Another thing I liked: the workflow is quick. I uploaded the file, processed it, and had an output I could evaluate immediately. No long “tweak 12 knobs” cycle. And honestly, that matters when you’re trying to get an episode out on time.
They also mention both online processing and SDK integration. I didn’t build a full production pipeline in this test, but I did check how the integration is positioned—if you’re a developer, you’re not stuck only using the website.
And yes, I tried the “real-time enhancement” angle conceptually for live situations. If you’re streaming, the biggest question is always latency: will it keep up while you talk? In my experience with tools like this, the “real-time” modes are best when you’re okay with tradeoffs (some processing has to happen fast). For live audio, I’d still recommend testing with a short clip first and then doing a full run once you’re confident.
Key Features That Actually Matter
- AI audio enhancement (noise + echo cleanup) — this is the core. The improvement I heard was most obvious between phrases and in the way the voice “sits” in the audio.
- Real-time and batch processing — useful if you’re doing live streams or if you want to process entire episodes offline.

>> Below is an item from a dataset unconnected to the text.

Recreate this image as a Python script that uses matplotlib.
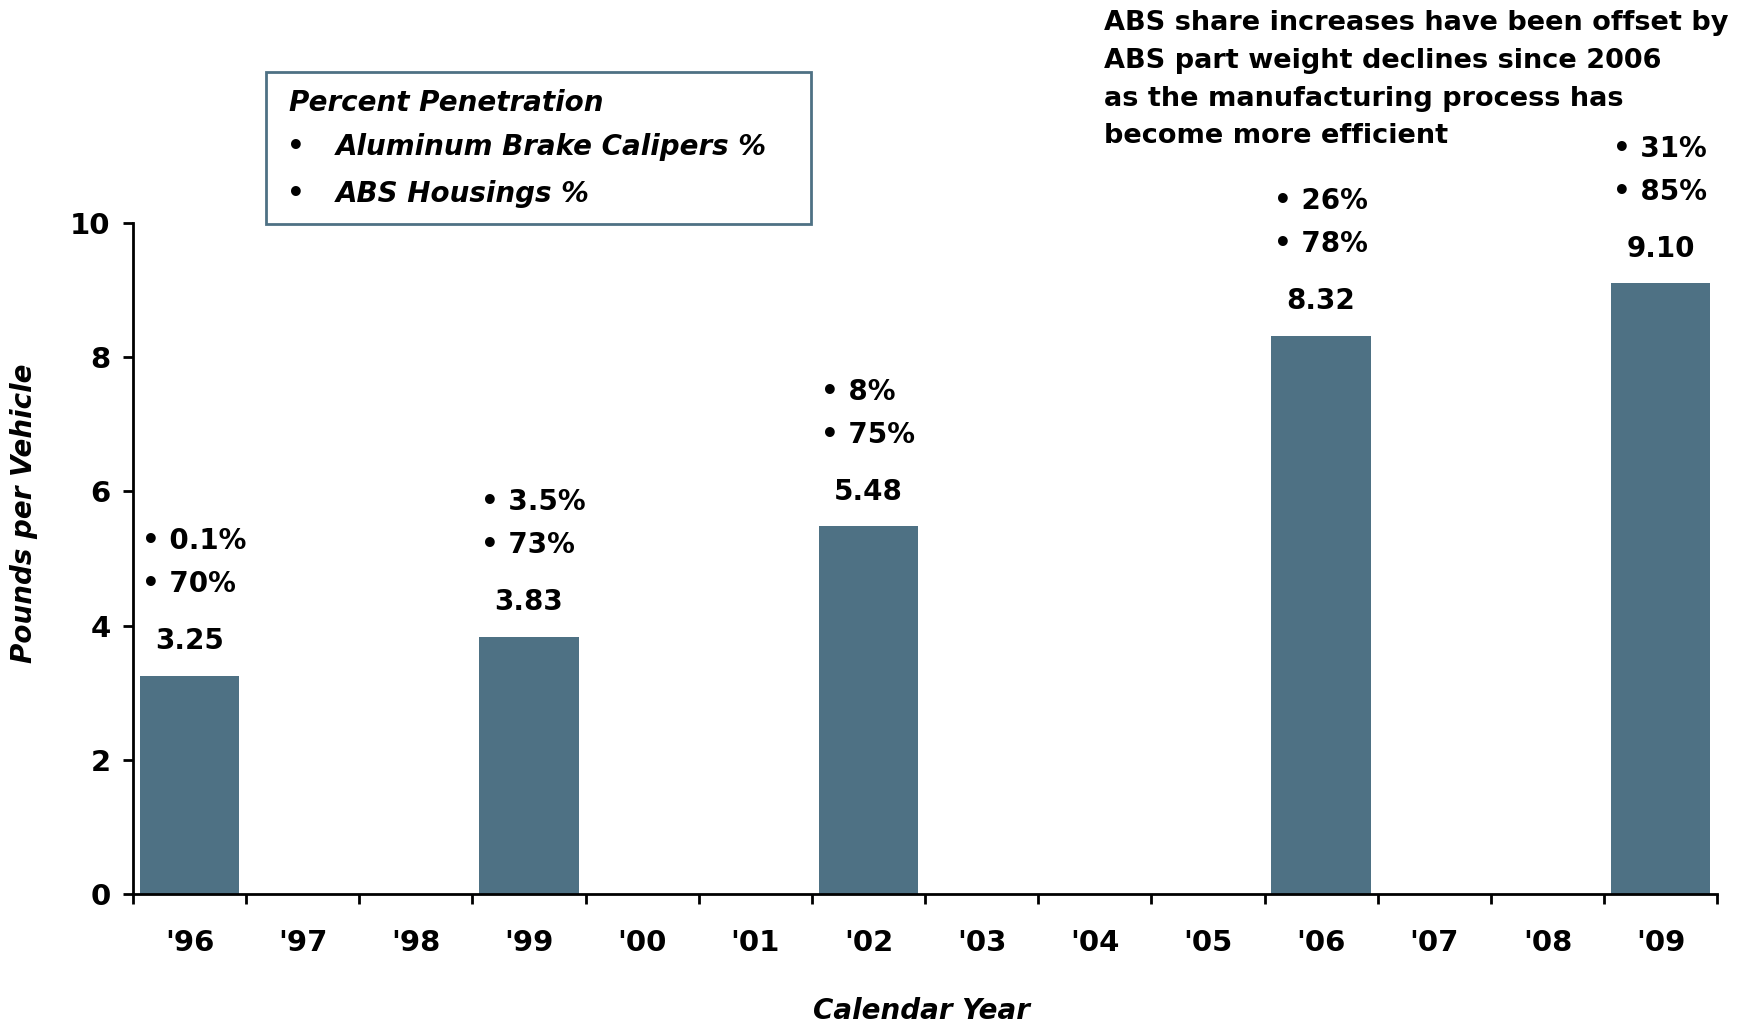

- API/SDK integration — built for developers who want to automate processing instead of manually uploading every file.
- Cross-platform support — they list compatibility across Windows, macOS, Linux, Android, and iOS, which is handy if you’re working in mixed environments.
- Customizable workflows — you’re not limited to one “sound.” Depending on the plan, you should be able to choose how aggressive you want the processing to be.
- Starter-friendly testing — there’s a free tier and a testing playground vibe, so you can try the results before committing.
- AI model updates (including “Lark”) — they reference a latest model for higher-tier output. In practice, model choice affects how natural the voice feels after cleanup.
If you’re wondering “what should I upload?” here’s what I’d do in a real project:
- Start with speech-heavy audio (podcast voice, narration, interviews). It’s where noise and echo are most noticeable.
- Use a clip that includes quiet moments between sentences. That’s where the tool can prove it’s actually reducing background noise.
- Do an A/B listen: export the original and the processed version, then switch between them quickly.
Quick workflow I followed:
- Upload the audio/video file you want to improve
- Run processing with the default settings first
- Listen through once end-to-end
- Then jump to the “problem parts” (breaths, pauses, sibilants, end-of-sentence tails)
- If it’s too aggressive, try a different preset/model/processing intensity (depending on what your plan allows)
Pros and Cons (From a Real-User Perspective)
Pros
- Better clarity without turning everything into a robot voice. The biggest win for me was cleaner speech intelligibility.
- Works for multiple content types. Podcasts, videos, and live streaming scenarios all make sense with the real-time + batch approach.
- Integration-friendly. If you’re building a tool or workflow, the API/SDK approach is a plus.
- Fast enough for everyday creators. The “upload and get results quickly” part is exactly what I want when I’m on a deadline.
- Plan options exist for different budgets. You can start small, then scale up.
Cons
- New users may need a little audio literacy. If you don’t know what “too much processing” sounds like, you might overdo it. A quick A/B test fixes this, but it’s still a learning curve.
- Advanced customization depends on the plan. Some options might not be available on the free or Mini tier, so you won’t get every tweak right away.
- Upload/storage limits can get annoying. If you’re processing lots of long episodes or high-volume content, free/Mini restrictions may slow you down.
One honest note: no AI cleaner is magic. If your recording is extremely distorted or clipped, you’ll still hear problems after enhancement. ai|coustics is best for “fixable mess”—noise, hiss, echo, and muddiness—not for saving a totally broken recording.
Pricing Plans (What You Get and Who They’re For)
Here’s how I’d think about their tiers. The free plan is best for testing and figuring out whether the results match your standards. The Mini plan is the step up if you’re doing real projects but you don’t need enterprise-scale processing.
From what they list:
- Free plan: basic audio uploads for testing
- Mini plan (launched in 2024): 7 days of storage, watermark-free videos, and up to 800MB file size
For bigger needs, they offer pay-as-you-go options that fit businesses and bulk users. If you’re producing content regularly (or processing lots of files), that’s usually where the economics start to make sense.
Plan fit (my take):
- If you’re a creator trying it once: start with free, run an A/B test, and decide if the voice clarity is worth it for your style.
- If you’re producing weekly: Mini is likely the sweet spot—especially if your episodes aren’t huge.
- If you’re processing at scale: pay-as-you-go or higher tiers are the way to avoid hitting limits.
For the exact current limits, credits, and any plan-specific rules, check their website here: ai|coustics.
Wrap it up
After testing ai|coustics, I came away impressed—mostly because it improves the stuff people actually complain about: noisy backgrounds and that echo-y, room-sound feeling that makes voices harder to listen to. It’s not a replacement for good recording, but it’s a solid “make it sound better fast” tool.
If you’re juggling podcasts, videos, or live streams and you want clearer speech without spending hours tweaking audio plugins, this is worth your attention. I’d start with a short clip, do an A/B comparison, and then decide from there.